When watching a boxing match on television, it’s easy to write-off the sport as way too violent. Two athletes with brute strength enter the ring looking to land the perfect punch that knocks the opponent out cold.
It may seem violent, but the sport of boxing involves so much more than what is seen in the few minutes between each ring of the bell.
In fact, boxing – with its emphasis on preparation, dedication and proper sportsmanship – can actually be viewed as a sport perfect for teaching life lessons.
That’s been the exact mentality of former NYPD police sergeant Pat Russo, who helps run a string of youth boxing rings in New York City that serve as safe havens in some tough neighborhoods. He grew up in St. Frances Cabrini parish, Bensonhurst, and currently attends Our Lady Help of Christians, Staten Island, or St. Athanasius, Bensonhurst.
Two gyms are located in Staten Island and one in Brooklyn in the basement of the Flatbush Gardens Housing Complex on New York Avenue. The Brooklyn gym features two boxing rings and all the latest training equipment.
Each day after school, kids ages 12 to 21 learn proper boxing techniques, self-defense, discipline and life values from active duty and retired police officers who serve as coaches. Over 500 kids have enrolled in the program, which began in 1985 as a collaboration between the Community Policing Program of the 72nd Precinct, the N.Y.C. Parks Department and local elected officials.
“We use boxing to attract at-risk kids,” said Russo, who has been involved in training kids about boxing for over 30 years. “Once we have their attention, we stress the importance of school and preparing for your future. We encourage them and actually help them prepare for civil service jobs.”
The program – dubbed the “N.Y.C. Cops and Kids Boxing Club” – is funded by the Dr. Theodore Atlas Foundation, which provides scholarships and grants to individuals and organizations.
“It’s about getting kids through high school,” said Teddy Atlas, director of the program who also works as an ESPN boxing analyst. “It’s about kids understanding how to live, how to properly behave and how to conduct themselves as proper people.”
There’s no cost for the kids to join this program; they just have to bring a copy of their latest report card. The program stresses that education comes first, so a tutor is on site every day to help any of the young boxers with their schoolwork.
“This program is really awesome,” said Leon Hohauser, a youth boxing participant. “It’s a great program because you get taught for free, you box for free and it just helps you so much.”

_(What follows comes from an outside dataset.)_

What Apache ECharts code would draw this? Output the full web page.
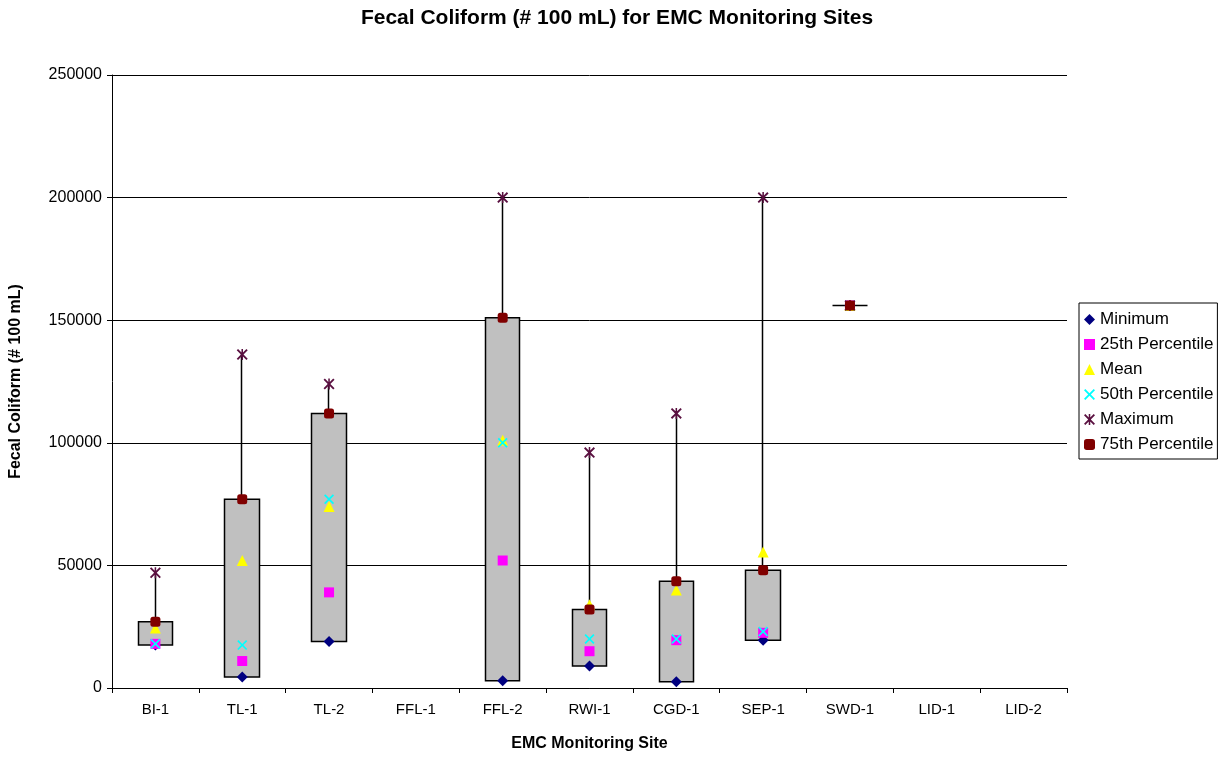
<!DOCTYPE html>
<html>
<head>
<meta charset="utf-8">
<title>Fecal Coliform for EMC Monitoring Sites</title>
<script src="https://cdn.jsdelivr.net/npm/echarts@6/dist/echarts.min.js"></script>
<style>
  html, body { margin: 0; padding: 0; background: #fff; }
  #chart { width: 1230px; height: 757px; }
</style>
</head>
<body>
<div id="chart"></div>
<script>
// sites along the x axis
const sites = ["BI-1", "TL-1", "TL-2", "FFL-1", "FFL-2", "RWI-1", "CGD-1", "SEP-1", "SWD-1", "LID-1", "LID-2"];

// statistics per site (# / 100 mL), null where no data
const minimum = [17500, 4500, 19000, null, 3000, 9000, 2500, 19500, 156000, null, null];
const p25 = [18000, 11000, 39000, null, 52000, 15000, 19500, 22500, 156000, null, null];
const mean = [24500, 52000, 74000, null, 101000, 34000, 40000, 55500, 156000, null, null];
const p50 = [18000, 17500, 77000, null, 100000, 20000, 20000, 23000, 156000, null, null];
const maximum = [47000, 136000, 124000, null, 200000, 96000, 112000, 200000, 156000, null, null];
const p75 = [27000, 77000, 112000, null, 151000, 32000, 43500, 48000, 156000, null, null];

const yTicks = [0, 50000, 100000, 150000, 200000, 250000];

// box from minimum to 75th percentile, whisker up to maximum
const boxData = sites.map((s, i) =>
  minimum[i] == null ? "-" : [minimum[i], p75[i], minimum[i], maximum[i]]
);

const xPath = "path://M0,1.2 L1.2,0 L5,3.8 L8.8,0 L10,1.2 L6.2,5 L10,8.8 L8.8,10 L5,6.2 L1.2,10 L0,8.8 L3.8,5 Z";
const starPath = "path://M0,1.2 L1.2,0 L5,3.8 L8.8,0 L10,1.2 L6.2,5 L10,8.8 L8.8,10 L5,6.2 L1.2,10 L0,8.8 L3.8,5 Z M4.3,0 L5.7,0 L5.7,10 L4.3,10 Z";

const font = "'Liberation Sans', Arial, sans-serif";

function markers(name, data, symbol, color, size) {
  return {
    name: name,
    type: "scatter",
    data: data.map((v, i) => (v == null ? [i, "-"] : [i, v])),
    symbol: symbol,
    symbolSize: size,
    itemStyle: { color: color, opacity: 1 },
    z: 5
  };
}

const chart = echarts.init(document.getElementById("chart"));

const option = {
  backgroundColor: "#ffffff",
  animation: false,
  textStyle: { fontFamily: font },
  title: {
    text: "Fecal Coliform (# 100 mL) for EMC Monitoring Sites",
    left: 612,
    textAlign: "center",
    top: 3,
    textStyle: { fontFamily: font, fontSize: 21, fontWeight: "bold", color: "#000" }
  },
  legend: {
    orient: "vertical",
    left: 1079,
    top: 303,
    padding: [8, 4, 6, 5],
    itemGap: 8,
    itemWidth: 11,
    itemHeight: 11,
    borderColor: "#000",
    borderWidth: 1,
    textStyle: { fontFamily: font, fontSize: 17, color: "#000" },
    data: [
      { name: "Minimum", icon: "diamond" },
      { name: "25th Percentile", icon: "rect" },
      { name: "Mean", icon: "triangle" },
      { name: "50th Percentile", icon: xPath },
      { name: "Maximum", icon: starPath },
      { name: "75th Percentile", icon: "roundRect" }
    ]
  },
  grid: { left: 110, right: 163, top: 75, bottom: 68 },
  xAxis: {
    type: "category",
    data: sites,
    boundaryGap: true,
    name: "EMC Monitoring Site",
    nameLocation: "middle",
    nameGap: 48,
    nameTextStyle: { fontFamily: font, fontSize: 16, fontWeight: "bold", color: "#000" },
    axisLine: { lineStyle: { color: "#000", width: 1 } },
    axisTick: { show: true, alignWithLabel: false, length: 5, lineStyle: { color: "#000" } },
    axisLabel: { fontFamily: font, fontSize: 15, color: "#000", margin: 14 },
    splitLine: { show: false }
  },
  yAxis: {
    type: "value",
    min: 0,
    max: yTicks[yTicks.length - 1],
    interval: yTicks[1] - yTicks[0],
    name: "Fecal Coliform (# 100 mL)",
    nameLocation: "middle",
    nameGap: 88,
    nameTextStyle: { fontFamily: font, fontSize: 16, fontWeight: "bold", color: "#000" },
    axisLine: { show: true, lineStyle: { color: "#000", width: 1 } },
    axisTick: { show: true, length: 5, lineStyle: { color: "#000" } },
    axisLabel: { fontFamily: font, fontSize: 16, color: "#000", margin: 10, formatter: (v) => String(v) },
    splitLine: { show: true, lineStyle: { color: "#000", width: 1 } }
  },
  series: [
    {
      name: "range",
      type: "candlestick",
      data: boxData,
      barWidth: 35,
      itemStyle: {
        color: "#c0c0c0",
        color0: "#c0c0c0",
        borderColor: "#000",
        borderColor0: "#000",
        borderWidth: 1.5
      },
      z: 2
    },
    markers("Minimum", minimum, "diamond", "#000080", 11),
    markers("25th Percentile", p25, "rect", "#ff00ff", 10),
    markers("Mean", mean, "triangle", "#ffff00", 11),
    markers("50th Percentile", p50, xPath, "#00ffff", 10),
    markers("Maximum", maximum, starPath, "#5a1040", 11),
    markers("75th Percentile", p75, "roundRect", "#800000", 10)
  ]
};

option && chart.setOption(option);
</script>
</body>
</html>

The program has been successful over the years in channeling the energy of youngsters into a form of constructive recreation while also developing character. That guidance has helped steer many kids away from trouble.
“I didn’t care about nobody else; I used to think the world revolved around me,” said Richardson Hitchens, a boxer in the program. “But now, I’m starting to see that you need people in life, especially the right people.”
The majority of the NYPD and FDNY boxing teams came through the youth program, and many go on to compete in the annual N.Y. Daily News Golden Gloves competition. “There’s no better reward than when you see a kid 10 years later, and he hugs you and he’s a New York City police officer or a firefighter or a teacher,” Russo said. “And they say, ‘If it wasn’t for that program, there’s no way I’d be where I am today.’”
The next Rocky Balboa is likely not enrolled in the boxing program, but the focus has never been about molding championship fighters: It’s all about molding championship people. And as these young boxers enter the real world – life’s “boxing ring” – they will be fully equipped with the values necessary to become champions as people, and that’s the best victory of all.